A child who is 16 years of age or older, or his or her guardian ad litem, may also file a petition for reinstatement of the parent-child legal relationship. The bill requires the county department or the guardian ad litem to contact the other party if a former parent contacts one of them about filing a petition for reinstatement. A former parent who is named in a petition for reinstatement is entitled to the appointment of legal counsel, if eligible, or may retain counsel at his or her expense.

The bill requires the court to hold an initial hearing to determine whether certain threshold conditions for pursuing reinstatement have been satisfied.
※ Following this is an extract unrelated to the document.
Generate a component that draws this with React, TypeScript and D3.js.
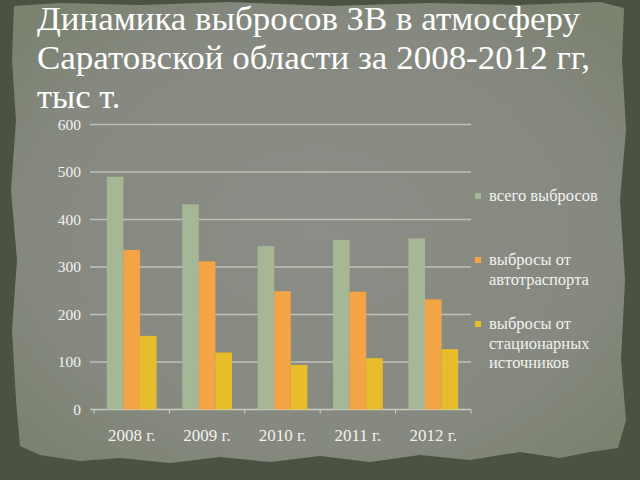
import React from "react";
import { scaleBand, scaleLinear, range } from "d3";

const categories = ["2008 г.", "2009 г.", "2010 г.", "2011 г.", "2012 г."];
const seriesNames = ["всего выбросов", "выбросы от автотраспорта", "выбросы от стационарных источников"];
const totalValues = [490, 432, 344, 357, 360];
const transportValues = [336, 312, 249, 248, 232];
const stationaryValues = [155, 120, 94, 108, 127];
const yTicks = [0, 100, 200, 300, 400, 500, 600];
const titleLines = ["Динамика выбросов ЗВ в атмосферу", "Саратовской области за 2008-2012 гг,", "тыс т."];
const legendLines = [["всего выбросов"], ["выбросы от", "автотраспорта"], ["выбросы от", "стационарных", "источников"]];
const colors = ["#a5b795", "#f3a444", "#e7bd2b"];

const W = 640, H = 480;
const margin = { left: 94, right: 169, top: 124.5, bottom: 70.5 };
const FONT = "Liberation Serif";

export default function App() {
  const series = [totalValues, transportValues, stationaryValues];
  const x = scaleBand<string>().domain(categories).range([margin.left, W - margin.right]).paddingInner(0.34).paddingOuter(0.17);
  const x1 = scaleBand<number>().domain([0, 1, 2]).range([0, x.bandwidth()]).padding(0);
  const y = scaleLinear().domain([0, 600]).range([H - margin.bottom, margin.top]);
  const step = x.step();
  const boundaryOffset = (x.paddingOuter() - x.paddingInner() / 2) * step;
  const paper = "M14,6 L60,3 L140,5 L230,2 L330,6 L430,3 L520,5 L600,2 L624,8 L622,60 L626,130 L620,200 L625,280 L621,360 L626,420 L618,448 L590,452 L560,458 L520,452 L470,460 L420,455 L370,462 L320,456 L270,462 L220,457 L170,463 L120,458 L80,461 L40,455 L20,446 L16,400 L12,330 L17,260 L11,190 L16,120 L12,60 Z";
  const ts = { fontFamily: FONT };
  const titleY = [30, 69, 108];
  const titleW = [543, 553, 0];
  return (
    <svg width={W} height={H} style={{ display: "block", position: "absolute", left: 0, top: 0, fontFamily: FONT }}>
      <defs>
        <radialGradient id="pg" cx="50%" cy="50%" r="65%">
          <stop offset="0%" stopColor="#8b8d86" />
          <stop offset="70%" stopColor="#868980" />
          <stop offset="100%" stopColor="#7b8270" />
        </radialGradient>
      </defs>
      <rect width={W} height={H} fill="#4a5341" />
      <path d={paper} fill="url(#pg)" />
      {titleLines.map((t, i) => (
        <text key={"h" + i} x={37} y={titleY[i]} fontSize={34.5} fill="#ffffff" fontFamily={FONT} style={ts}
          {...(titleW[i] ? { textLength: titleW[i], lengthAdjust: "spacingAndGlyphs" } : {})}>{t}</text>
      ))}
      {yTicks.map((t) => (
        <line key={"g" + t} x1={margin.left - 4} x2={W - margin.right} y1={y(t)} y2={y(t)} stroke="#d2d4cb" strokeWidth={1.5} opacity={t === 0 ? 0.9 : 0.75} />
      ))}
      {yTicks.map((t) => (
        <text key={"t" + t} x={81} y={y(t) + 5} textAnchor="end" fontSize={15.5} fill="#f2f2ee" fontFamily={FONT} style={ts}>{t}</text>
      ))}
      {range(categories.length + 1).map((i) => (
        <line key={"k" + i} x1={margin.left + i * step - boundaryOffset} x2={margin.left + i * step - boundaryOffset} y1={y(0)} y2={y(0) + 4} stroke="#d2d4cb" strokeWidth={1} />
      ))}
      {categories.map((c, ci) =>
        series.map((s, si) => (
          <rect key={c + si} x={(x(c) as number) + (x1(si) as number)} width={x1.bandwidth()} y={y(s[ci])} height={y(0) - y(s[ci])} fill={colors[si]} />
        ))
      )}
      {categories.map((c) => (
        <text key={"c" + c} x={(x(c) as number) + x.bandwidth() / 2} y={441} textAnchor="middle" fontSize={17} fill="#f2f2ee" fontFamily={FONT} style={ts}>{c}</text>
      ))}
      {legendLines.map((lines, i) => (
        <rect key={"lr" + i} x={475} y={[196, 260, 324][i] - 3} width={6} height={6} fill={colors[i]}>
          <title>{seriesNames[i]}</title>
        </rect>
      ))}
      {legendLines.map((lines, i) =>
        lines.map((l, j) => (
          <text key={"lt" + i + j} x={489} y={[196, 260, 324][i] + j * 19.5 + 5} fontSize={16.5} fill="#f2f2ee" fontFamily={FONT} style={ts}>{l}</text>
        ))
      )}
    </svg>
  );
}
  • The former parent has remediated the problems that led to the termination of the parent-child legal relationship, if applicable; and
  • The former parent has participated in an assessment that supports that the reinstatement of the parent-child legal relationship is in the best interests of the child.

At the initial hearing on the petition, the court shall either dismiss the petition or enter an order finding that the threshold conditions for pursuing reinstatement have been met and that it is in the best interests of the child to work toward reinstatement of the parent-child legal relationship. If the court finds that working toward reinstatement is in the best interests of the child, then the court must approve a transition plan for reinstatement of the parent-child legal relationship, including visitation or placement of the child with the former parent for a designated trial period of up to six months while the child remains in the custody of the county department.

At the final hearing, the court must make certain findings and may either dismiss the petition, continue the matter for another hearing, or grant the petition and order the reinstatement of the parent-child legal relationship if the court finds by clear and convincing evidence that it is in the best interests of the child.

The bill states the effect of reinstatement. The bill further states that granting the petition for reinstatement does not vacate or otherwise affect the validity of the original order terminating the parent-child legal relationship and that granting a petition for reinstatement for one former parent does not restore or otherwise impact the rights of the other former parent.

The bill states that this statutory process does not create a cause of action against the county department or its employees concerning the original order terminating the parent-child legal relationship. The bill also states that this statutory process should not be construed to limit or alter the protections of a governmental entity or its employees under the “Colorado Governmental Immunity Act.”

A county department, guardian ad litem, or other person filing a petition for reinstatement must file the petition in the county or city and county that has legal custody of the child.

On Jan. 27, the Judiciary Committee amended the bill and sent it to the Appropriations Committee. The Appropriations Committee approved the bill on Feb. 7 and sent it to the floor for consideration on 2nd Reading.

Since this summary, the bill passed the Senate on Second Reading, with amendments.